The hollow deflector, complete with seals and muleshoe, was run in the hole on a milling assembly. After the mule shoe broke the flapper, the assembly was set in the latch coupling, and the tail-pipe seals were simultaneously located in the seal bore. The milling assembly was then sheared off and used to trim and dress the window. A second mill run was required due to a low rate of penetration. This mill drilled 4 m of new formation to create a rathole for the drilling assembly.

Drilling the 8 1/2-in. lateral

The well was then kicked off with a steerable assembly, which landed the well with an inclination of 88° at 2,308 m MD. The assembly featured a new type of directional technology, whereby a "pin-down" mud motor is used in conjunction with a specially designed extended-gauge bit. This system has been shown to enhance hole conditions by eliminating spiraling. The remaining 827-m section of near horizontal hole was drilled to a TD of 3,135 m MD using rotary steerable assemblies.

Lateral liner installation

The liner, consisting of 500 m of expandable sand screens, two short sections of expandable isolation joints, and 800 m of 7-in. casing joints, was run to a depth of 3,130 m and hung off by means of a liner hanger. The screens and isolation joints were then expanded. The upper section of 7-in. liner joints ran from the liner hanger to the upper section of expandable isolation joints, thereby covering the window and deflector.

The next phase of the operations, critical to the overall success of the project, consisted of re-establishing flow from the original well by perforating through the liner and faceplate of the deflector. A 4 5/8-in. perforating gun assembly was loaded with 120 shots at a density of 12 shots per foot with 72° phasing.

Gamma ray logging correlation was used to place the guns at precisely the required depth. The guns were then fired to perforate the 7-in. casing and faceplate of the hollow deflector.


The completion was installed in two stages. First, a straddle assembly was installed across the junction to permit selective flow control and isolation, followed by the upper completion, which included an electric submersible pump.

The straddle assembly was run in the hole to a position such that the perforated interval was sealed and the sliding sleeve was opposite the perforations. The 7-in. and 9 5/8-in. packers were then hydraulically set before the setting tool was released and the workstring pulled out of the hole.

The final phase of the well construction process was the installation of the upper completion, which featured an electric submersible pump run on 4 1/2-in. production tubing and located immediately above the 9 5/8-in. packer of the straddle assembly. The well was then put on production.

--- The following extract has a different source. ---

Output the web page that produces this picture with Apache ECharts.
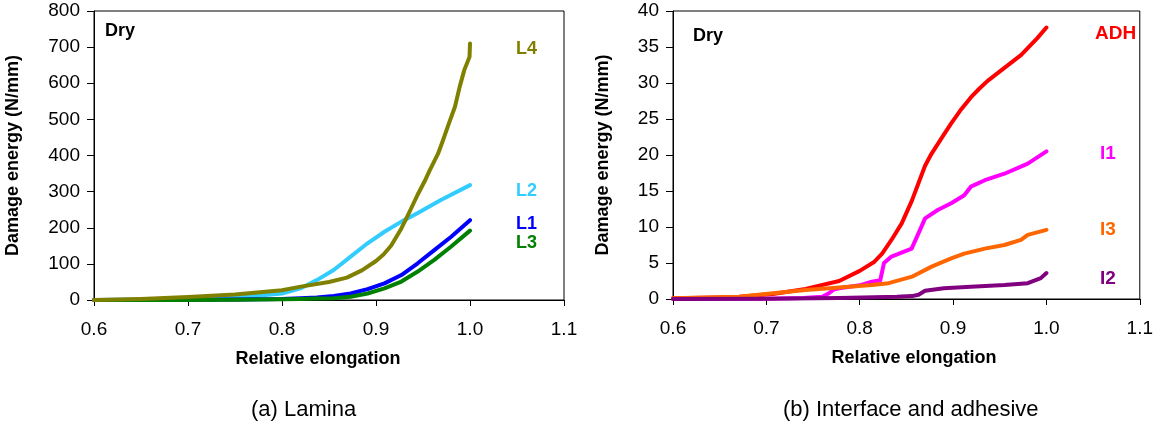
<!DOCTYPE html>
<html>
<head>
<meta charset="utf-8">
<script src="https://cdn.jsdelivr.net/npm/echarts@6/dist/echarts.min.js"></script>
<style>
html,body{margin:0;padding:0;background:#fff;}
#c{width:1156px;height:423px;}
</style>
</head>
<body>
<div id="c"></div>
<script>
// ---- Axis ticks ----
const xTicks = [0.6, 0.7, 0.8, 0.9, 1.0, 1.1];
const leftYTicks = [0, 100, 200, 300, 400, 500, 600, 700, 800];
const rightYTicks = [0, 5, 10, 15, 20, 25, 30, 35, 40];

// ---- (a) Lamina ----
const L4_x = [0.6, 0.65, 0.7, 0.75, 0.8, 0.82, 0.85, 0.869, 0.885, 0.9, 0.908, 0.916, 0.927, 0.934, 0.944, 0.952, 0.957, 0.966, 0.971, 0.977, 0.984, 0.989, 0.994, 0.9995, 1.0];
const L4_y = [0, 3, 8, 15, 27, 37, 50, 62, 82, 108, 126, 150, 198, 235, 290, 330, 358, 405, 440, 485, 535, 590, 637, 673, 710];

const L2_x = [0.6, 0.7, 0.75, 0.8, 0.8195, 0.837, 0.855, 0.873, 0.891, 0.909, 0.927, 0.944, 0.969, 1.0];
const L2_y = [0, 2, 6, 18, 32, 55, 83, 120, 157, 189, 217, 240, 277, 318];

const L1_x = [0.6, 0.7, 0.75, 0.8, 0.8195, 0.837, 0.855, 0.873, 0.891, 0.909, 0.927, 0.944, 0.962, 0.98, 1.0];
const L1_y = [0, 0.5, 1.5, 3, 5, 7, 11, 18, 30, 46, 69, 101, 138, 175, 221];

const L3_x = [0.6, 0.7, 0.75, 0.8, 0.8195, 0.837, 0.855, 0.873, 0.891, 0.909, 0.927, 0.944, 0.962, 0.98, 1.0];
const L3_y = [0, 0.3, 1, 2, 3, 4, 5, 9, 18, 32, 51, 78, 111, 148, 192];

// ---- (b) Interface and adhesive ----
const ADH_x = [0.6, 0.65, 0.671, 0.707, 0.742, 0.778, 0.8, 0.815, 0.824, 0.834, 0.845, 0.856, 0.863, 0.870, 0.877, 0.8875, 0.898, 0.909, 0.919, 0.928, 0.937, 0.955, 0.973, 0.99, 1.0];
const ADH_y = [0.1, 0.2, 0.3, 0.7, 1.4, 2.5, 3.9, 5.1, 6.3, 8.2, 10.5, 13.7, 16.1, 18.5, 20.2, 22.3, 24.4, 26.4, 28.0, 29.2, 30.3, 32.1, 33.9, 36.2, 37.7];

const I1_x = [0.6, 0.7, 0.74, 0.76, 0.767, 0.772, 0.778, 0.8, 0.813, 0.822, 0.826, 0.834, 0.8556, 0.8646, 0.870, 0.884, 0.898, 0.912, 0.919, 0.934, 0.955, 0.98, 1.0];
const I1_y = [0, 0.05, 0.15, 0.3, 0.8, 1.3, 1.5, 1.9, 2.4, 2.6, 5.0, 5.9, 7.0, 9.6, 11.2, 12.4, 13.3, 14.4, 15.6, 16.5, 17.4, 18.8, 20.5];

const I3_x = [0.6, 0.671, 0.707, 0.742, 0.778, 0.813, 0.831, 0.856, 0.877, 0.898, 0.912, 0.934, 0.955, 0.9727, 0.98, 1.0];
const I3_y = [0.1, 0.3, 0.8, 1.25, 1.6, 1.95, 2.2, 3.1, 4.5, 5.65, 6.3, 7.0, 7.5, 8.2, 8.9, 9.6];

const I2_x = [0.6, 0.7, 0.778, 0.84, 0.856, 0.863, 0.870, 0.89, 0.919, 0.955, 0.98, 0.994, 1.0];
const I2_y = [0, 0.05, 0.15, 0.3, 0.4, 0.6, 1.15, 1.5, 1.7, 1.95, 2.2, 2.9, 3.6];

const zip = (xs, ys) => xs.map((x, i) => [x, ys[i]]);

const FONT = '"Liberation Sans", Arial, sans-serif';

function mkX(gi, pad) {
  return {
    type: 'value', gridIndex: gi, min: 0.6, max: 1.1, interval: 0.1,
    name: 'Relative elongation', nameLocation: 'middle', nameGap: 50,
    nameTextStyle: { fontFamily: FONT, fontSize: 18, fontWeight: 'bold', color: '#000', padding: pad },
    axisLine: { show: true, onZero: false, lineStyle: { color: '#000', width: 1 } },
    axisTick: { show: true, inside: false, length: 6, lineStyle: { color: '#000' } },
    axisLabel: { fontFamily: FONT, fontSize: 19, color: '#000', margin: 20,
      formatter: v => v.toFixed(1) },
    splitLine: { show: false }
  };
}
function mkY(gi, max, interval, gap) {
  return {
    type: 'value', gridIndex: gi, min: 0, max: max, interval: interval,
    name: 'Damage energy (N/mm)', nameLocation: 'middle', nameGap: gap,
    nameTextStyle: { fontFamily: FONT, fontSize: 18, fontWeight: 'bold', color: '#000' },
    axisLine: { show: true, lineStyle: { color: '#000', width: 1 } },
    axisTick: { show: true, inside: false, length: 7, lineStyle: { color: '#000' } },
    axisLabel: { fontFamily: FONT, fontSize: 19, color: '#000', margin: 14 },
    splitLine: { show: false }
  };
}
function mkLine(name, xs, ys, color, gi) {
  return {
    name: name, type: 'line', xAxisIndex: gi, yAxisIndex: gi,
    data: zip(xs, ys), showSymbol: false, smooth: false,
    lineStyle: { color: color, width: 4, cap: 'round', join: 'round' }, itemStyle: { color: color },
    animation: false, z: 3
  };
}
function txt(x, y, s, color, size) {
  return {
    type: 'text', left: x, top: y,
    style: { text: s, fill: color, font: 'bold ' + (size || 18) + 'px ' + FONT }
  };
}

const chart = echarts.init(document.getElementById('c'), null, { renderer: 'canvas' });
chart.setOption({
  animation: false,
  backgroundColor: '#fff',
  grid: [
    { left: 94, top: 11, width: 470, height: 289, show: true, borderColor: '#000', borderWidth: 1, backgroundColor: 'transparent' },
    { left: 673, top: 11, width: 470, height: 288, show: true, borderColor: '#000', borderWidth: 1, backgroundColor: 'transparent' }
  ],
  xAxis: [mkX(0, [0, 22, 0, 0]), mkX(1, [0, 0, 0, 15])],
  yAxis: [mkY(0, 800, 100, 72), mkY(1, 40, 5, 61)],
  series: [
    mkLine('L2', L2_x, L2_y, '#33CCFF', 0),
    mkLine('L1', L1_x, L1_y, '#0000FF', 0),
    mkLine('L3', L3_x, L3_y, '#008000', 0),
    mkLine('L4', L4_x, L4_y, '#808000', 0),
    mkLine('ADH', ADH_x, ADH_y, '#FF0000', 1),
    mkLine('I1', I1_x, I1_y, '#FF00FF', 1),
    mkLine('I3', I3_x, I3_y, '#FF6600', 1),
    mkLine('I2', I2_x, I2_y, '#800080', 1)
  ],
  graphic: [
    txt(105, 22, 'Dry', '#000'),
    txt(693, 27, 'Dry', '#000'),
    txt(516, 40, 'L4', '#808000'),
    txt(516, 182, 'L2', '#33CCFF'),
    txt(516, 215, 'L1', '#0000FF'),
    txt(516, 234, 'L3', '#008000'),
    txt(1095, 24, 'ADH', '#FF0000', 19),
    txt(1100, 144, 'I1', '#FF00FF', 19),
    txt(1100, 220, 'I3', '#FF6600', 19),
    txt(1100, 269, 'I2', '#800080', 19),
    { type: 'text', left: 251, top: 399, style: { text: '(a) Lamina', fill: '#000', font: '22px ' + FONT } },
    { type: 'text', left: 783, top: 399, style: { text: '(b) Interface and adhesive', fill: '#000', font: '22px ' + FONT } }
  ]
});
</script>
</body>
</html>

After the lateral was produced for three months, it was evident that excessive water production was making the well uneconomical. The decision was made to isolate the lateral and bring the original well back on line. A plug was run on wireline and set in the landing nipple of the straddle assembly. The sliding sleeve was then opened. After clean up, the production rate was the same as that prior to construction of the lateral.


This first application of a new junction construction technique has added a relatively simple, low-risk multilateral solution to the redevelopment options for similar mature fields.

The well also featured the use of three relatively new technologies:

  • An extended-gauge bit in combination with a pin-down motor system
  • A rotary steerable drilling system
  • Expandable sand screens.

The successful outcome of the project has proved the viability of combining new technologies in a multilateral application.